Qu’en sera-t-il du financement du cinéma français ? L’accord en cours, conclu par Canal pour trois ans en 2021, arrive à expiration à la fin du mois, et les négociations pour le prochain deal se déroulent actuellement. En débranchant ses chaînes TNT, les obligations de financement du groupe, inscrites dans ses conventions avec l’Arcom, s’allègent a priori. Même s’il faut mettre plusieurs bémols à cette menace souvent agitée par Maxime Saada. Déjà, parce que le financement de Canal + excédait ses obligations ces dernières années, le groupe contribuant à hauteur de 190 millions d’euros annuels environ, alors que sa convention l’obligeait à 170 millions d’euros minimum. Aussi parce que d’autres obligations viendraient les remplacer. Canal + devrait alors s’aligner soit sur les niveaux de financement dévolus aux chaînes du câble et du satellite (soit 16 % de son chiffre d’affaires), soit sur ceux des plateformes SVOD (entre 20 et 25 %).

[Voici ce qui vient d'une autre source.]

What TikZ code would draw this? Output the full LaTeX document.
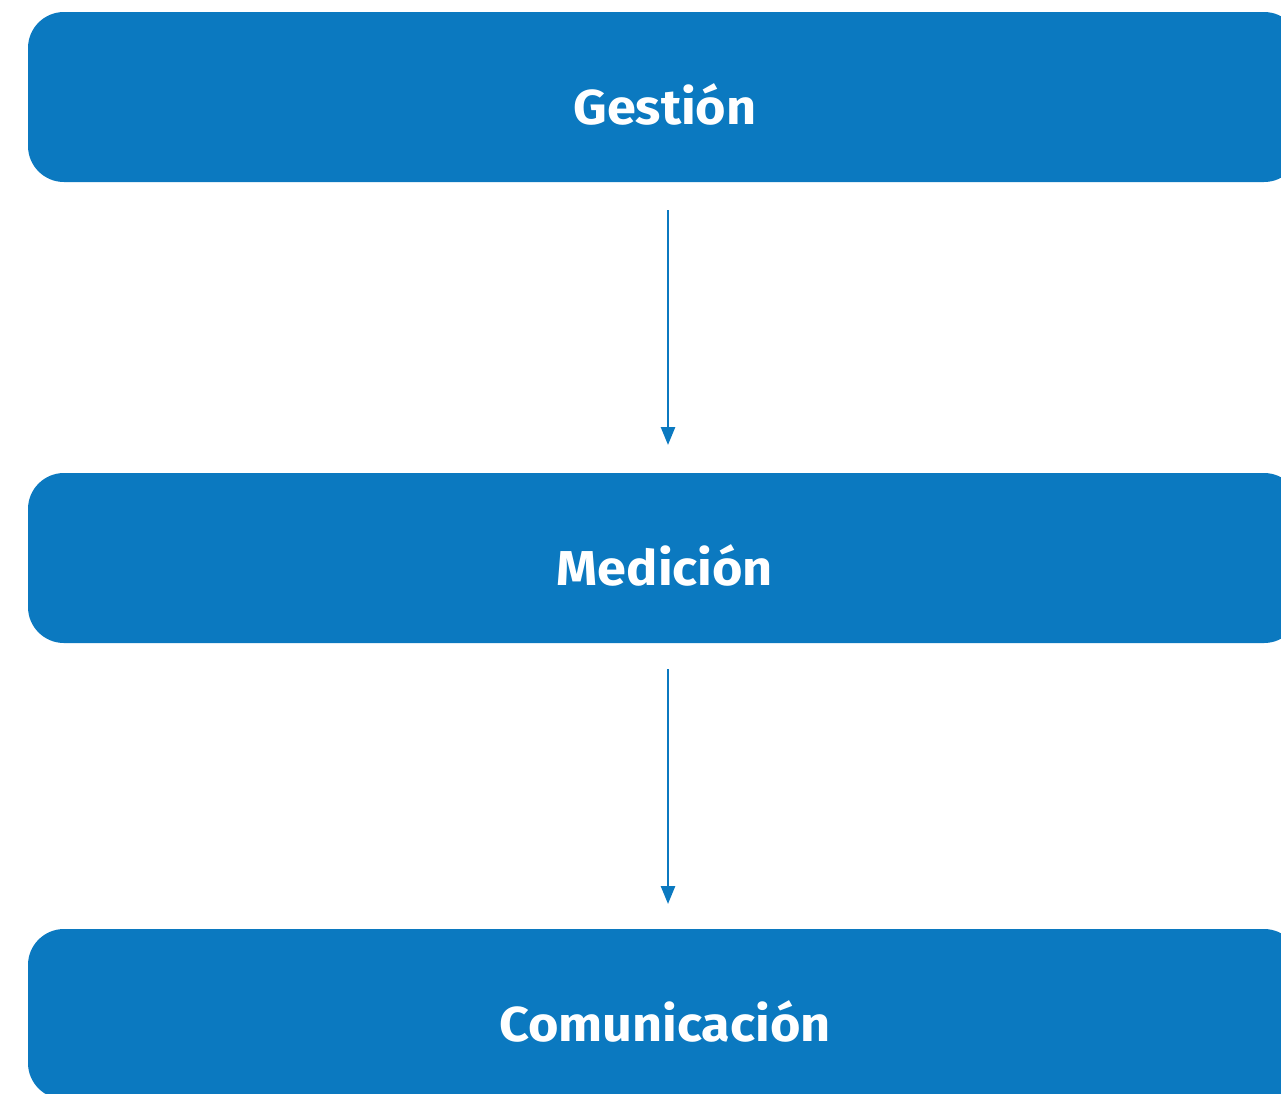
\documentclass[tikz,border=0pt]{standalone}
\usepackage{fontspec}
\setmainfont{Fira Sans}
\newfontfamily\stagefont[FakeStretch=1.065]{Fira Sans}
\usetikzlibrary{arrows.meta}
\definecolor{boxblue}{HTML}{0B79C0}
\tikzset{
  stage/.style={draw=none, fill=boxblue, rounded corners=36pt, minimum width=1272pt, minimum height=170pt, inner sep=0pt, outer sep=0pt},
  stagetext/.style={text=white, font=\stagefont\fontsize{49}{52}\selectfont\bfseries, anchor=base, inner sep=0pt},
  flow/.style={draw=boxblue, line width=2.6pt, -{Triangle[length=18pt,width=14pt]}}
}
\begin{document}
\begin{tikzpicture}[x=1pt,y=1pt]
\useasboundingbox (0,0) rectangle (1281,-1093);
\node[stage] (g) at (664,-97) {};
\node[stage] (m) at (664,-558) {};
\node[stage] (c) at (664,-1014) {};
\node[stagetext] (gt) at (665,-124) {Gestión};
\node[stagetext] (mt) at (665,-585) {Medición};
\node[stagetext] (ct) at (665,-1041) {Comunicación};
\coordinate (a1s) at (668,-210);
\coordinate (a1e) at (668,-445);
\coordinate (a2s) at (668,-669);
\coordinate (a2e) at (668,-904);
\draw[flow] (a1s) -- (a1e);
\draw[flow] (a2s) -- (a2e);
\end{tikzpicture}
\end{document}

Reste que la manœuvre de Canal + offre aussi des arguments à ses adversaires pour remettre en cause la place avantageuse du groupe dans la chronologie des médias, avec une diffusion des films sur Canal + six mois après leur sortie en salles, contre 15 pour Netflix.

Un casse-tête pour l’Arcom

Ce délestage de ses chaînes TNT payantes apparaît finalement attendu dans la stratégie d’internationalisation de Canal +, qui veut se transformer en plateforme de streaming à ambition mondiale, comme l’indique le projet de cotation à Londres, ou le rachat du groupe sud-africain de télévision payante MultiChoice. Mais dans le paysage TNT français, il fragilise les deux dernières chaînes hertziennes de Canal +, CNews et CStar, qui vont se retrouver isolées au sein d’un groupe international désormais pleinement «plateformisé». Pour l’Arcom, beaucoup de questions vont se poser par ailleurs : que faire des canaux désormais laissés libres ? Les réattribuer à des chaînes payantes, alors que ce modèle est en bout de course avec la seule Paris Première fonctionnant désormais sur ce mode de distribution ? Ou les transformer en canaux gratuits, quitte à créer de nouveaux acteurs sur un marché publicitaire déjà saturé ? Faudra-t-il refaire un appel à candidatures ? Quid du canal n° 4, qui devrait logiquement susciter les convoitises de toutes les chaînes moins bien classées ? Alors qu’il travaille déjà à une refonte de la numérotation de la TNT, avec la création très probable d’un bloc de chaînes d’info, le régulateur de l’audiovisuel se retrouve là avec un nouveau casse-tête à résoudre.

Mise à jour 6/12 à 10h30. Actualisation du nombre d’abonnés à Canal + via la TNT avec des chiffres plus récents.